Source data
↓↓↓
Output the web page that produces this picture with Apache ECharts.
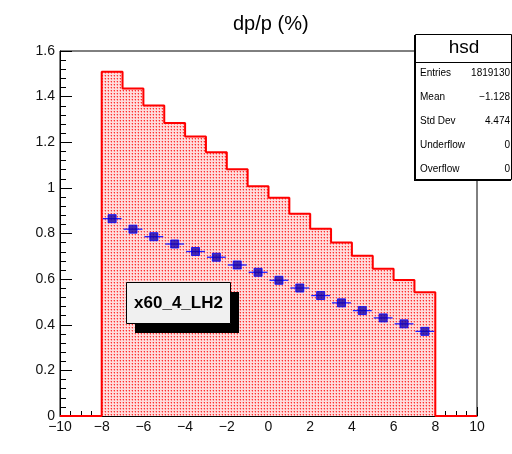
<!DOCTYPE html>
<html><head><meta charset="utf-8">
<script src="https://cdn.jsdelivr.net/npm/echarts@6/dist/echarts.min.js"></script>
<style>html,body{margin:0;padding:0;background:#fff}#c{width:512px;height:454px}</style>
</head><body><div id="c"></div>
<script>
// ---- data ----
const binEdges = [-8,-7,-6,-5,-4,-3,-2,-1,0,1,2,3,4,5,6,7,8];
const histValues = [1.509,1.436,1.361,1.284,1.225,1.156,1.082,1.007,0.957,0.887,0.821,0.761,0.702,0.645,0.596,0.543];
const markerValues = [0.865,0.819,0.786,0.754,0.721,0.696,0.662,0.630,0.595,0.561,0.528,0.496,0.462,0.430,0.404,0.371];
const xRange = [-10, 10];
const yRange = [0, 1.6];
const chartTitle = 'dp/p (%)';
const statsTitle = 'hsd';
const statsLabels = ['Entries','Mean','Std Dev','Underflow','Overflow'];
const statsValues = ['1819130','\u22121.128','4.474','0','0'];
const boxLabel = 'x60_4_LH2';

// ---- build series data ----
const histLine = [[xRange[0],0],[binEdges[0],0]];
for (let i=0;i<histValues.length;i++){
  histLine.push([binEdges[i],histValues[i]]);
  histLine.push([binEdges[i+1],histValues[i]]);
}
histLine.push([binEdges[binEdges.length-1],0]);
histLine.push([xRange[1],0]);
const markers = markerValues.map((v,i)=>[(binEdges[i]+binEdges[i+1])/2, v, binEdges[i], binEdges[i+1]]);

// pattern fill
const tile = document.createElement('canvas');
tile.width = 3; tile.height = 3;
const tc = tile.getContext('2d');
tc.fillStyle = '#ffdcdc'; tc.fillRect(0,0,3,3);
tc.fillStyle = '#ff3030'; tc.fillRect(0,0,1,1);
tc.fillStyle = '#ff9090'; tc.fillRect(0,1,1,1);
tc.fillStyle = '#ffa8a8'; tc.fillRect(2,0,1,1);

const FONT = '"Liberation Sans", Arial, Helvetica, sans-serif';
const chart = echarts.init(document.getElementById('c'), null, {renderer:'canvas'});

const statsChildren = [
  {type:'rect', shape:{x:414,y:35,width:97,height:146}, style:{fill:'#000'}, z:10},
  {type:'rect', shape:{x:415.5,y:34.5,width:96,height:145}, style:{fill:'#fff',stroke:'#000',lineWidth:1}, z:11},
  {type:'line', shape:{x1:415,y1:62.5,x2:512,y2:62.5}, style:{stroke:'#000',lineWidth:1}, z:12},
  {type:'text', x:464, y:48, style:{text:statsTitle, font:'19px '+FONT, fill:'#000', textAlign:'center', textVerticalAlign:'middle'}, z:12}
];
const rowY = [73,97,121,145,169];
statsLabels.forEach((l,i)=>{
  statsChildren.push({type:'text', x:420, y:rowY[i], style:{text:l, font:'10px '+FONT, fill:'#000', textAlign:'left', textVerticalAlign:'middle'}, z:12});
  statsChildren.push({type:'text', x:510, y:rowY[i], style:{text:statsValues[i], font:'10px '+FONT, fill:'#000', textAlign:'right', textVerticalAlign:'middle'}, z:12});
});

chart.setOption({
  animation:false,
  backgroundColor:'#fff',
  title:{text:chartTitle, left:228, top:9, textStyle:{fontFamily:FONT, fontSize:20, fontWeight:'normal', color:'#000'}},
  grid:{left:60, right:35, top:51, bottom:38, show:true, borderColor:'#000', borderWidth:1, backgroundColor:'transparent'},
  xAxis:{type:'value', min:xRange[0], max:xRange[1], interval:2,
    axisLine:{show:true, onZero:false, lineStyle:{color:'#000', width:1}},
    axisTick:{show:true, inside:true, length:9, lineStyle:{color:'#000'}},
    minorTick:{show:true, splitNumber:4, length:5, lineStyle:{color:'#000'}},
    splitLine:{show:false},
    axisLabel:{margin:4, fontFamily:FONT, fontSize:14, color:'#111', formatter:v=>String(v).replace('-','\u2212')}
  },
  yAxis:{type:'value', min:yRange[0], max:yRange[1], interval:0.2,
    axisLine:{show:true, onZero:false, lineStyle:{color:'#000', width:1}},
    axisTick:{show:true, inside:true, length:12, lineStyle:{color:'#000'}},
    minorTick:{show:true, splitNumber:5, length:6, lineStyle:{color:'#000'}},
    splitLine:{show:false},
    axisLabel:{margin:5, fontFamily:FONT, fontSize:14, color:'#111', formatter:v=>String(+v.toFixed(1))}
  },
  series:[
    {type:'line', data:histLine, showSymbol:false, symbol:'none',
     lineStyle:{color:'#ff0000', width:2}, areaStyle:{color:{image:tile, repeat:'repeat'}, opacity:1}, z:2},
    {type:'custom', data:markers, encode:{x:0,y:1}, z:3,
     renderItem:(params, api)=>{
       const y = api.value(1);
       const p1 = api.coord([api.value(2), y]);
       const p2 = api.coord([api.value(3), y]);
       return {type:'line', shape:{x1:p1[0]+1,y1:p1[1],x2:p2[0]-1,y2:p2[1]}, style:{stroke:'#2222ff', lineWidth:1.3}};
     }},
    {type:'scatter', data:markers.map(m=>[m[0],m[1]]), symbol:'rect', symbolSize:8,
     itemStyle:{color:'#1400a8', borderColor:'#0000ff', borderWidth:1}, z:4}
  ],
  graphic:[
    {type:'group', children:statsChildren, z:100},
    {type:'rect', shape:{x:135,y:292,width:104,height:41}, style:{fill:'#000'}, z:100},
    {type:'rect', shape:{x:126.5,y:282.5,width:104,height:41}, style:{fill:'#f0f0f0',stroke:'#000',lineWidth:1}, z:101},
    {type:'text', x:178.5, y:303.5, style:{text:boxLabel, font:'bold 17px '+FONT, fill:'#000', textAlign:'center', textVerticalAlign:'middle'}, z:102}
  ]
});
</script></body></html>
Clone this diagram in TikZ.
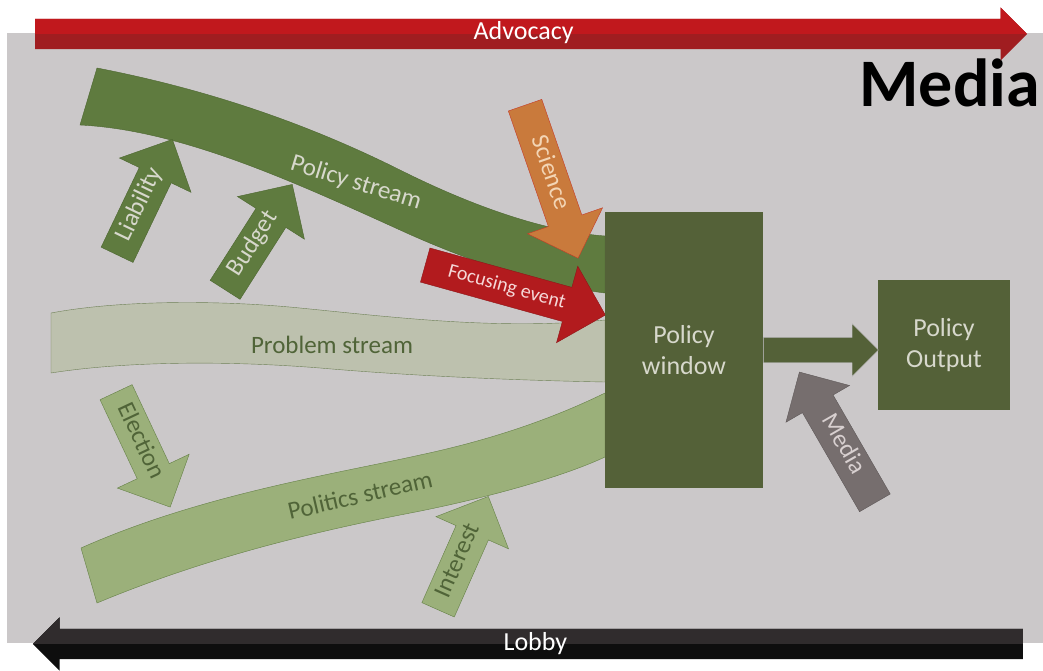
↑↑↑
> **WHAT YOU SHOULD DO**: Omit the pictures, then output the rest of the listing exactly.

> **WRITTEN ANSWER**:
Output the web page that produces this picture with Apache ECharts.
<!DOCTYPE html>
<html><head><meta charset="utf-8">
<script src="https://cdn.jsdelivr.net/npm/echarts@6/dist/echarts.min.js"></script>
<style>html,body{margin:0;padding:0;background:#fff}#c{width:512px;height:454px}</style>
</head><body><div id="c"></div>
<script>
// ---- data ----
const binEdges = [-8,-7,-6,-5,-4,-3,-2,-1,0,1,2,3,4,5,6,7,8];
const histValues = [1.509,1.436,1.361,1.284,1.225,1.156,1.082,1.007,0.957,0.887,0.821,0.761,0.702,0.645,0.596,0.543];
const markerValues = [0.865,0.819,0.786,0.754,0.721,0.696,0.662,0.630,0.595,0.561,0.528,0.496,0.462,0.430,0.404,0.371];
const xRange = [-10, 10];
const yRange = [0, 1.6];
const chartTitle = 'dp/p (%)';
const statsTitle = 'hsd';
const statsLabels = ['Entries','Mean','Std Dev','Underflow','Overflow'];
const statsValues = ['1819130','\u22121.128','4.474','0','0'];
const boxLabel = 'x60_4_LH2';

// ---- build series data ----
const histLine = [[xRange[0],0],[binEdges[0],0]];
for (let i=0;i<histValues.length;i++){
  histLine.push([binEdges[i],histValues[i]]);
  histLine.push([binEdges[i+1],histValues[i]]);
}
histLine.push([binEdges[binEdges.length-1],0]);
histLine.push([xRange[1],0]);
const markers = markerValues.map((v,i)=>[(binEdges[i]+binEdges[i+1])/2, v, binEdges[i], binEdges[i+1]]);

// pattern fill
const tile = document.createElement('canvas');
tile.width = 3; tile.height = 3;
const tc = tile.getContext('2d');
tc.fillStyle = '#ffdcdc'; tc.fillRect(0,0,3,3);
tc.fillStyle = '#ff3030'; tc.fillRect(0,0,1,1);
tc.fillStyle = '#ff9090'; tc.fillRect(0,1,1,1);
tc.fillStyle = '#ffa8a8'; tc.fillRect(2,0,1,1);

const FONT = '"Liberation Sans", Arial, Helvetica, sans-serif';
const chart = echarts.init(document.getElementById('c'), null, {renderer:'canvas'});

const statsChildren = [
  {type:'rect', shape:{x:414,y:35,width:97,height:146}, style:{fill:'#000'}, z:10},
  {type:'rect', shape:{x:415.5,y:34.5,width:96,height:145}, style:{fill:'#fff',stroke:'#000',lineWidth:1}, z:11},
  {type:'line', shape:{x1:415,y1:62.5,x2:512,y2:62.5}, style:{stroke:'#000',lineWidth:1}, z:12},
  {type:'text', x:464, y:48, style:{text:statsTitle, font:'19px '+FONT, fill:'#000', textAlign:'center', textVerticalAlign:'middle'}, z:12}
];
const rowY = [73,97,121,145,169];
statsLabels.forEach((l,i)=>{
  statsChildren.push({type:'text', x:420, y:rowY[i], style:{text:l, font:'10px '+FONT, fill:'#000', textAlign:'left', textVerticalAlign:'middle'}, z:12});
  statsChildren.push({type:'text', x:510, y:rowY[i], style:{text:statsValues[i], font:'10px '+FONT, fill:'#000', textAlign:'right', textVerticalAlign:'middle'}, z:12});
});

chart.setOption({
  animation:false,
  backgroundColor:'#fff',
  title:{text:chartTitle, left:228, top:9, textStyle:{fontFamily:FONT, fontSize:20, fontWeight:'normal', color:'#000'}},
  grid:{left:60, right:35, top:51, bottom:38, show:true, borderColor:'#000', borderWidth:1, backgroundColor:'transparent'},
  xAxis:{type:'value', min:xRange[0], max:xRange[1], interval:2,
    axisLine:{show:true, onZero:false, lineStyle:{color:'#000', width:1}},
    axisTick:{show:true, inside:true, length:9, lineStyle:{color:'#000'}},
    minorTick:{show:true, splitNumber:4, length:5, lineStyle:{color:'#000'}},
    splitLine:{show:false},
    axisLabel:{margin:4, fontFamily:FONT, fontSize:14, color:'#111', formatter:v=>String(v).replace('-','\u2212')}
  },
  yAxis:{type:'value', min:yRange[0], max:yRange[1], interval:0.2,
    axisLine:{show:true, onZero:false, lineStyle:{color:'#000', width:1}},
    axisTick:{show:true, inside:true, length:12, lineStyle:{color:'#000'}},
    minorTick:{show:true, splitNumber:5, length:6, lineStyle:{color:'#000'}},
    splitLine:{show:false},
    axisLabel:{margin:5, fontFamily:FONT, fontSize:14, color:'#111', formatter:v=>String(+v.toFixed(1))}
  },
  series:[
    {type:'line', data:histLine, showSymbol:false, symbol:'none',
     lineStyle:{color:'#ff0000', width:2}, areaStyle:{color:{image:tile, repeat:'repeat'}, opacity:1}, z:2},
    {type:'custom', data:markers, encode:{x:0,y:1}, z:3,
     renderItem:(params, api)=>{
       const y = api.value(1);
       const p1 = api.coord([api.value(2), y]);
       const p2 = api.coord([api.value(3), y]);
       return {type:'line', shape:{x1:p1[0]+1,y1:p1[1],x2:p2[0]-1,y2:p2[1]}, style:{stroke:'#2222ff', lineWidth:1.3}};
     }},
    {type:'scatter', data:markers.map(m=>[m[0],m[1]]), symbol:'rect', symbolSize:8,
     itemStyle:{color:'#1400a8', borderColor:'#0000ff', borderWidth:1}, z:4}
  ],
  graphic:[
    {type:'group', children:statsChildren, z:100},
    {type:'rect', shape:{x:135,y:292,width:104,height:41}, style:{fill:'#000'}, z:100},
    {type:'rect', shape:{x:126.5,y:282.5,width:104,height:41}, style:{fill:'#f0f0f0',stroke:'#000',lineWidth:1}, z:101},
    {type:'text', x:178.5, y:303.5, style:{text:boxLabel, font:'bold 17px '+FONT, fill:'#000', textAlign:'center', textVerticalAlign:'middle'}, z:102}
  ]
});
</script></body></html>
Clone this diagram in TikZ.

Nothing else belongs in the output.